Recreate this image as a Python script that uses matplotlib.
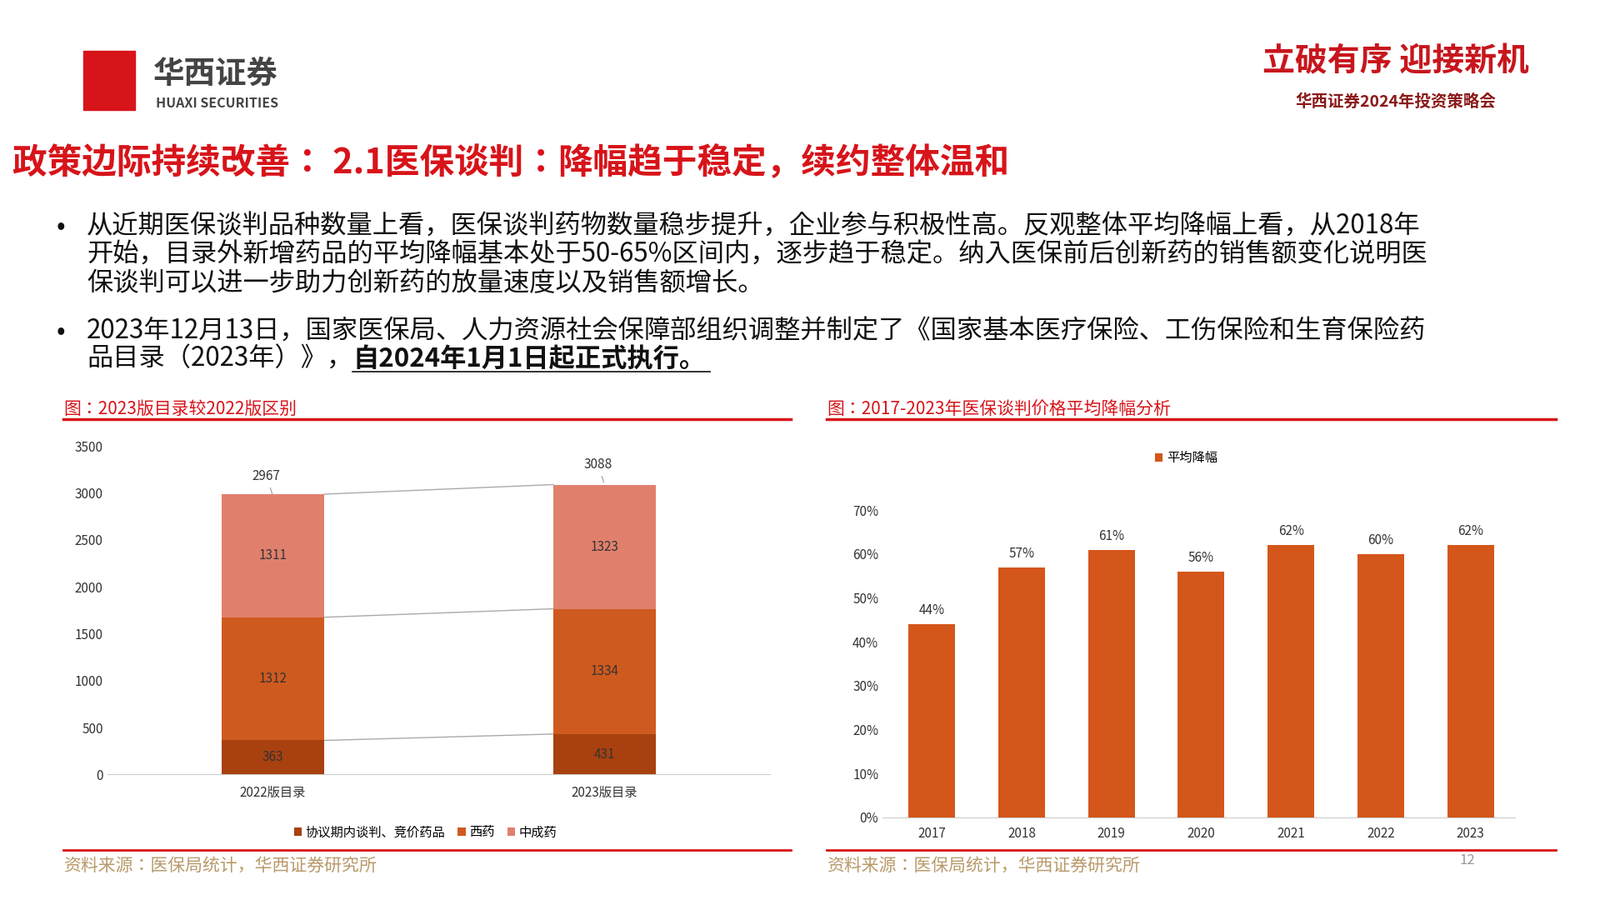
import matplotlib
matplotlib.use("Agg")
import matplotlib.pyplot as plt
import matplotlib.font_manager as fm
import numpy as np

_cjk = [f.name for f in fm.fontManager.ttflist if "CJK" in f.name]
plt.rcParams["font.family"] = "sans-serif"
plt.rcParams["font.sans-serif"] = (["Noto Sans CJK SC"] + sorted(set(_cjk)) + ["DejaVu Sans"])
plt.rcParams["axes.unicode_minus"] = False

# === 数据 ===
catalog = ["2022版目录", "2023版目录"]
negotiated = [363, 431]
western = [1312, 1334]
chinese_med = [1311, 1323]
totals = [2967, 3088]
seg_names = ["协议期内谈判、竞价药品", "西药", "中成药"]

years = ["2017", "2018", "2019", "2020", "2021", "2022", "2023"]
avg_cut = [44, 57, 61, 56, 62, 60, 62]

W, H = 1568, 882
RED = "#D7141A"
C_DARK, C_MID, C_LIGHT = "#A8410F", "#CF5A1F", "#E0806C"
BAR = "#D4561A"


def fx(x):
    return x / W


def fy(y):
    return 1 - y / H


fig = plt.figure(figsize=(19.2, 10.8), dpi=100)

# 页眉
fig.patches.append(plt.Rectangle((fx(82), fy(108)), fx(50), 58 / H, transform=fig.transFigure,
                                 color=RED, zorder=1))
fig.text(fx(150), fy(72), "华西证券", fontsize=27, fontweight="bold", color="#444444", va="center")
fig.text(fx(153), fy(101), "HUAXI SECURITIES", fontsize=11.5, fontweight="bold", color="#444444", va="center")
fig.text(fx(1368), fy(60), "立破有序 迎接新机", fontsize=28, fontweight="bold", color="#C8161D",
         ha="center", va="center", style="italic")
fig.text(fx(1368), fy(100), "华西证券2024年投资策略会", fontsize=14, fontweight="bold", color="#8B1A1A",
         ha="center", va="center")

fig.text(fx(12), fy(160), "政策边际持续改善： 2.1医保谈判：降幅趋于稳定，续约整体温和",
         fontsize=30, fontweight="bold", color=RED, va="center")

body = dict(fontsize=22.5, color="#111111", va="center")
fig.text(fx(55), fy(222), "•", **body)
fig.text(fx(85), fy(222), "从近期医保谈判品种数量上看，医保谈判药物数量稳步提升，企业参与积极性高。反观整体平均降幅上看，从2018年", **body)
fig.text(fx(85), fy(250), "开始，目录外新增药品的平均降幅基本处于50-65%区间内，逐步趋于稳定。纳入医保前后创新药的销售额变化说明医", **body)
fig.text(fx(85), fy(278), "保谈判可以进一步助力创新药的放量速度以及销售额增长。", **body)
fig.text(fx(55), fy(325), "•", **body)
fig.text(fx(85), fy(325), "2023年12月13日，国家医保局、人力资源社会保障部组织调整并制定了《国家基本医疗保险、工伤保险和生育保险药", **body)
t1 = fig.text(fx(85), fy(352), "品目录（2023年）》，", **body)
fig.canvas.draw()
ext = t1.get_window_extent()
x_it = ext.x1 / fig.bbox.width
t2 = fig.text(x_it, fy(352), "自2024年1月1日起正式执行。", fontsize=22.5, color="#111111", va="center",
              fontweight="bold", style="italic")
fig.canvas.draw()
ext2 = t2.get_window_extent()
fig.add_artist(plt.Line2D([x_it, ext2.x1 / fig.bbox.width + 0.003], [fy(364), fy(364)], color="#111111", lw=1.2))

# 小标题与分隔线
for x0, x1, t in [(62, 775, "图：2023版目录较2022版区别"), (810, 1525, "图：2017-2023年医保谈判价格平均降幅分析")]:
    fig.text(fx(x0), fy(401), t, fontsize=15, color=RED, va="center")
    fig.add_artist(plt.Line2D([fx(x0), fx(x1)], [fy(411), fy(411)], color=RED, lw=2.5))
for x0, x1 in [(62, 775), (810, 1525)]:
    fig.add_artist(plt.Line2D([fx(x0), fx(x1)], [fy(833), fy(833)], color=RED, lw=2))
    fig.text(fx(x0), fy(848), "资料来源：医保局统计，华西证券研究所", fontsize=15, color="#B89A6A", va="center")
fig.text(fx(1438), fy(843), "12", fontsize=12, color="#999999", va="center", ha="center")

# 左图：堆叠柱
ax1 = fig.add_axes([fx(105), fy(759), fx(755 - 105), (759 - 437) / H])
x = np.arange(len(catalog))
bw = 0.31
b0 = np.array(negotiated)
b1 = b0 + np.array(western)
b2 = b1 + np.array(chinese_med)
ax1.bar(x, negotiated, bw, color=C_DARK, label=seg_names[0], zorder=3)
ax1.bar(x, western, bw, bottom=b0, color=C_MID, label=seg_names[1], zorder=3)
ax1.bar(x, chinese_med, bw, bottom=b1, color=C_LIGHT, label=seg_names[2], zorder=3)
for top in (b0, b1, b2):
    ax1.plot([x[0] + bw / 2, x[1] - bw / 2], top, color="#AAAAAA", lw=1, zorder=2)
for i in x:
    ax1.text(i, negotiated[i] / 2, str(negotiated[i]), ha="center", va="center", fontsize=11, color="#333333")
    ax1.text(i, b0[i] + western[i] / 2, str(western[i]), ha="center", va="center", fontsize=11, color="#333333")
    ax1.text(i, b1[i] + chinese_med[i] / 2, str(chinese_med[i]), ha="center", va="center", fontsize=11, color="#333333")
    ax1.annotate(str(totals[i]), xy=(i, totals[i]), xytext=(i - 0.02, totals[i] + 170), ha="center",
                 fontsize=11, color="#333333", arrowprops=dict(arrowstyle="-", color="#999999", lw=0.8))
ax1.set_xlim(-0.5, 1.5)
ax1.set_ylim(0, 3500)
ax1.set_yticks(range(0, 3501, 500))
ax1.set_xticks(x)
ax1.set_xticklabels(catalog)
ax1.tick_params(length=0, labelsize=11, colors="#333333")
ax1.tick_params(axis="x", pad=10)
for s in ["top", "right", "left"]:
    ax1.spines[s].set_visible(False)
ax1.spines["bottom"].set_color("#CCCCCC")
ax1.legend(loc="upper center", bbox_to_anchor=(0.48, -0.12), ncol=3, frameon=False, fontsize=11,
           handlelength=0.6, handleheight=0.6, columnspacing=1.0, handletextpad=0.3)

# 右图：平均降幅
ax2 = fig.add_axes([fx(865), fy(801), fx(1485 - 865), (801 - 500) / H])
xr = np.arange(len(years))
ax2.bar(xr, avg_cut, 0.52, color=BAR, label="平均降幅", zorder=3)
for i, v in enumerate(avg_cut):
    ax2.text(i, v + 1.5, f"{v}%", ha="center", va="bottom", fontsize=11, color="#333333")
ax2.set_xlim(-0.55, 6.5)
ax2.set_ylim(0, 70)
ax2.set_yticks(range(0, 71, 10))
ax2.set_yticklabels([f"{t}%" for t in range(0, 71, 10)])
ax2.set_xticks(xr)
ax2.set_xticklabels(years)
ax2.tick_params(length=0, labelsize=11, colors="#333333")
ax2.tick_params(axis="x", pad=8)
for s in ["top", "right", "left"]:
    ax2.spines[s].set_visible(False)
ax2.spines["bottom"].set_color("#CCCCCC")
ax2.legend(loc="center", bbox_to_anchor=(0.48, 1.17), frameon=False, fontsize=11,
           handlelength=0.6, handleheight=0.6, handletextpad=0.3)

fig.savefig("out.png", dpi=100)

What you will do:
Find the lines containing "matplotlib" and pull them out.

Task solution:
Recreate this image as a Python script that uses matplotlib.
import matplotlib
matplotlib.use("Agg")
import matplotlib.pyplot as plt
import matplotlib.font_manager as fm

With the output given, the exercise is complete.